And you know, I actually liked it a lot.
Some thoughts:
-Really glad I watched it at home with Sean instead of in a theater. We were a handpicked audience of people prepared to Get It in a lot of ways that Joe Microbrew Six-Pack wasn't going to, and I'm glad I didn't have to listen to audience reactions.
-Because it was actually a far more nuanced and subtle movie than it got credit for. Well, to us it was glaringly obvious, but maybe to other people, subtle. By which I mean:
-The first scene with the adoption lawyer? Blindingly exploitative. Sharklike maneuver to turn it into a closed adoption with no discussion? Immediate drawing up of paperwork? Icky. If I recall, some figured that was because Juno was so empowered, but I read it otherwise. WAY otherwise. Someone in a position of power taking advantage of someone else in crisis. And it seemed so obvious to me and Sean, that this situation was NOT a healthy one -- but that this is how it can play out, absolutely. And we took it as unflattering and accurate commentary. Apparently we are in the minority.
-Adoptive couple: creepy. I can't believe anyone thought Jennifer Garner's portrayal of Vanessa was compassionate; it was spot-on, absolutely, of a winched-tight certain-type-of-mommy, and very well and complexly played, but if anybody thinks this is what most adoptive mothers are like, yeesh. Perfect for the part though.
-I read a defense of Jason Bateman's character Mark's skeezy behaviors as midlife crisis stuff, oh, somewhere, but I am aghast that anyone would excuse the way Mark acted. Again, another reminder that the various parties in an adoption are NOT on equal footing, and that it is so easy for one to abuse power. Abuse of power can be a very subtle thing.
-Most reviews cited a "scary-smart" Juno. Well, I thought she was awesome, and wonderful, and intelligent, and quick-witted, but honey, if that's what you think scary-smart is, you must have spent high school hanging out in Tantopia. Juno reminded me of myself and all my friends in high school -- and the fact that she's being hailed as such an anomaly is, oh, I guess evidence of the patriarchy at work still. Women not funny. Women not smart. Anyway.
-It felt like, storyline notwithstanding, someone had made a movie about teenage Sean and teenage me. If we'd known each other. I really liked those characters. I believed everything they did, you know?

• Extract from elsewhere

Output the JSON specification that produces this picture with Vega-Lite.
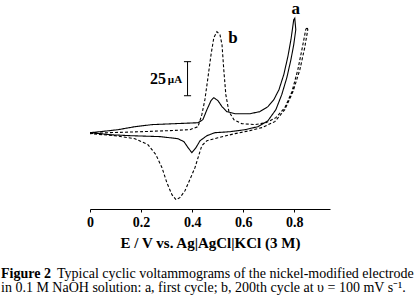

-I also thought Juno's parents were really well played. Yeah, they said and did some fucked up things -- like making teen pregnancy out to be worse than hard drug addiction (if somewhat jokingly), and sort of hustling things along with regard to the adoption. At the same time, they clearly loved Juno and didn't shame her. Bren (Allison Janney) was especially great -- she commented right at first about how Juno didn't know what she was getting into (with childbearing), which read a little bit like, this is going to be harder than you think, this adoption thing. And she was very aware of the power differential with Mark, and the inappropriateness of his behavior (and the playing-with-fire nature of Juno's).
They seemed very real, and very human.
-Even though I knew how it ended, right up through the last scene I couldn't help believing that Juno might decide to parent that baby. Obviously I am in the minority of Americans here, but I thought she would have made a kickass mom. I was bummed that she didn't feel equipped (and with mother abandonment issues, I can understand) and that society and her family offered no support for that decision. I would have liked to hang out with her at the park, you know?
-It was a good movie, but it wasn't a funny movie. It had funny parts, yes, but overall it was a deeply sad movie. I'm guessing most of the U.S. of A didn't get that, and didn't get its critique of the process (which may not have been there in the writing, from what I've heard of Diablo Cody, but that did make it into the directing). Did it end on a happy note? I don't think so. It ended on a wistful note. I couldn't help but see into the future for those two good kids, the dead spaces inside, the blotted-out memories here and there. Maybe they were fine; maybe they weren't. The movie ended before we got a chance to see. And the narrative arc was over a single year, four seasons, so I'm prepared to take the movie as it is. I forgive it its flaws, because even people who were enraged by it pointed out that it was indeed accurate -- it just stopped before a lot of the ugliness kicked in.
-Which is why the discussion that followed was such an important thing. I think it's possible to enjoy the movie for its humanity, to feel moved by it, and yet not come away thinking, "Wow, adoption is perfect! For everyone! Let's never change a thing!" In fact it kind of shocks me that anyone would see that as the take-home message, but...eh. It doesn't shock me that much. People like a quick and easy fix, and this is so much more complex.
-But in the end, I really liked the movie. And I almost cried through most of it. I cared about the people in it, believed they were real for two hours, couldn't quite wrap my head around the fact that the ending was a foregone conclusion. The only wish I have is for the rest of the world to wake up to the fact that life doesn't end where a movie does -- and that nothing, in the real world, needs to be a foregone conclusion. The problem isn't with the movie -- it's with us.